§ **Written task**: Within the records that follow, find every line containing the string "this". Copy those lines.

Figure scripts

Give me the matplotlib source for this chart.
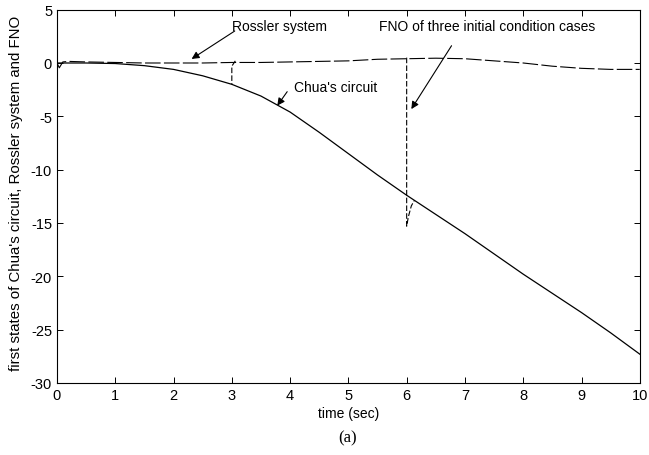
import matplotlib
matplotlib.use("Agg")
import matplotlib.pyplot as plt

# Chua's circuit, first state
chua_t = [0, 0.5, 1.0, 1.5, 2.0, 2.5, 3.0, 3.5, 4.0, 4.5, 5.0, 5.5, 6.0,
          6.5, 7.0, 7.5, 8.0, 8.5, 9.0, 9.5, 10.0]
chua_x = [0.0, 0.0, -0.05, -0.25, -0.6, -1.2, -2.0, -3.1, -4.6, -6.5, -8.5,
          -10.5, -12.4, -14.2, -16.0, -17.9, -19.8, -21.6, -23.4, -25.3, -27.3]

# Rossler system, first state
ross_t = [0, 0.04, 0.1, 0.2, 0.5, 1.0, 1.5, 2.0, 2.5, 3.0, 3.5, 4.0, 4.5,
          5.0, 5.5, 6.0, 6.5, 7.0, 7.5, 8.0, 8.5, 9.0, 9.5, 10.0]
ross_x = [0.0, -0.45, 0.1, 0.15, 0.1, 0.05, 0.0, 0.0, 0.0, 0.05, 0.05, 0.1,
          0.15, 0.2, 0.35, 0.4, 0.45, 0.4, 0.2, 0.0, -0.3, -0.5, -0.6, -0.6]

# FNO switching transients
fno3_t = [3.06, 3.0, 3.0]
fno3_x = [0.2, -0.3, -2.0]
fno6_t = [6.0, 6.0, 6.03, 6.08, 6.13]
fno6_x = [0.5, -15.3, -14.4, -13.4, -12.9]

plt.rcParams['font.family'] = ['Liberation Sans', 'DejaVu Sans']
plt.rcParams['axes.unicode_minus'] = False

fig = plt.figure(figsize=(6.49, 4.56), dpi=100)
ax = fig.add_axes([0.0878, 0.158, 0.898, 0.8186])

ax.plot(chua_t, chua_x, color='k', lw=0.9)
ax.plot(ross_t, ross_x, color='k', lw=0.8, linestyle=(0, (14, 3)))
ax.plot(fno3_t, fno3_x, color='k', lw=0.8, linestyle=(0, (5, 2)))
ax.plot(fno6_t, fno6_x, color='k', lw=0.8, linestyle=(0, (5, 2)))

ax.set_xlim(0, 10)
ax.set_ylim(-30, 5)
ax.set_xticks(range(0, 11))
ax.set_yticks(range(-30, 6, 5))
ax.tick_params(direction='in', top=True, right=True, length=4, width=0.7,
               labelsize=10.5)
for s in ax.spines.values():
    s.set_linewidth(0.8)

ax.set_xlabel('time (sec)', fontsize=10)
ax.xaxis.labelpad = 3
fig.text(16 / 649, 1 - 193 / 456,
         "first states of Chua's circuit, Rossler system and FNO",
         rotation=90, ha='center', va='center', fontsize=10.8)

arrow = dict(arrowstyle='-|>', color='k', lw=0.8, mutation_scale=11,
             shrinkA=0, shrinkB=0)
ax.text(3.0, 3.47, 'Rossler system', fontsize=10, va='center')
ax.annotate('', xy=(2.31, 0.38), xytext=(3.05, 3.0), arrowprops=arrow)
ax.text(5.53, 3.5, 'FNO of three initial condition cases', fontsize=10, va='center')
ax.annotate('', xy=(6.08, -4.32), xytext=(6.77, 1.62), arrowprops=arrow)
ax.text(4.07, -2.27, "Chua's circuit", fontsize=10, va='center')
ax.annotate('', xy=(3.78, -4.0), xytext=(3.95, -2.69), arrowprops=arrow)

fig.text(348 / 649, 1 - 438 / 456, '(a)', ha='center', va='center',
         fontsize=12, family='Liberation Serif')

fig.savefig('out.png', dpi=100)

---

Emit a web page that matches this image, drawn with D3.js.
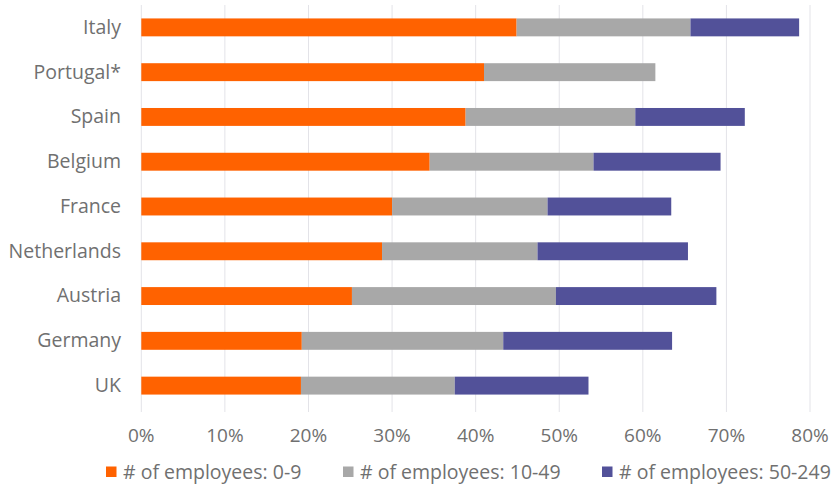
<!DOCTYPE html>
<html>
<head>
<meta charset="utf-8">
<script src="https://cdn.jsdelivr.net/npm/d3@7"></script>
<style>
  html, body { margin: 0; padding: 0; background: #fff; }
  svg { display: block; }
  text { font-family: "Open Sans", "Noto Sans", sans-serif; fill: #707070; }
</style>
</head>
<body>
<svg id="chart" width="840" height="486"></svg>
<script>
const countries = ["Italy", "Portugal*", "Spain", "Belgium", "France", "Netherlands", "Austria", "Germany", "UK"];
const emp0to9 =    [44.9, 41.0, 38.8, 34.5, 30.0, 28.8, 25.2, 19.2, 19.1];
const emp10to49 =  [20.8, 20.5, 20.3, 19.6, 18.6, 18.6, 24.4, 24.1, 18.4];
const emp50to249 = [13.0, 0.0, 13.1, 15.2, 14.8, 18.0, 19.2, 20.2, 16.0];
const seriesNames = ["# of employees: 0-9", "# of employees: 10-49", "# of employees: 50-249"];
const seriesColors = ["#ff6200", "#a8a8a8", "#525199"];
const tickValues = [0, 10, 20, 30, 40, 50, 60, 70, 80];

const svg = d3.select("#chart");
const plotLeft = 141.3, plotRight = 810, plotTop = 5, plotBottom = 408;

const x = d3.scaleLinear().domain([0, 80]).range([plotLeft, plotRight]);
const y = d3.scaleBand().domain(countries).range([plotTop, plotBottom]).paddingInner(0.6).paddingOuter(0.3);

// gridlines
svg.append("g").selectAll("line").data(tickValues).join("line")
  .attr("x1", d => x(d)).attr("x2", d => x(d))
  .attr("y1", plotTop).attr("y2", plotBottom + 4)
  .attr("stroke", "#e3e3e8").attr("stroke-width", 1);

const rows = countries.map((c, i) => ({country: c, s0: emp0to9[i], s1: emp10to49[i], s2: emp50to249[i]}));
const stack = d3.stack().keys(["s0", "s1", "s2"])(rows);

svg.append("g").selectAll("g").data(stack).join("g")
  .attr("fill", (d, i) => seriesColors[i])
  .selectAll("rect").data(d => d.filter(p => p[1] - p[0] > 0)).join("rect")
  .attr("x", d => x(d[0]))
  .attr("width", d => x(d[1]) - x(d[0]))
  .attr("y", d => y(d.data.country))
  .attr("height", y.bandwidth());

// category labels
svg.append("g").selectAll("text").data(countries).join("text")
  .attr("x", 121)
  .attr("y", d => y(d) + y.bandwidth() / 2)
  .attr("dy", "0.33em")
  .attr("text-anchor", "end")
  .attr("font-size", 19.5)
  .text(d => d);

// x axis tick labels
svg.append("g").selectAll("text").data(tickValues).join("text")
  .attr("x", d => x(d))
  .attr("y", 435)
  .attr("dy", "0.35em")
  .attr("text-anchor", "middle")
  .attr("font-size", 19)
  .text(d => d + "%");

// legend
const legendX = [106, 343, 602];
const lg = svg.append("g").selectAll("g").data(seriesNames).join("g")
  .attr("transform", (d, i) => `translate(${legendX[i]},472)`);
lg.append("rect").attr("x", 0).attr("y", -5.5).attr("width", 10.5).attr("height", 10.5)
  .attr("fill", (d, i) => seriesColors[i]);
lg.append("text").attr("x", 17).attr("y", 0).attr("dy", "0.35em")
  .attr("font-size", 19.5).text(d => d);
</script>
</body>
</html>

§ **Response**:
Give me the matplotlib source for this chart.
Emit a web page that matches this image, drawn with D3.js.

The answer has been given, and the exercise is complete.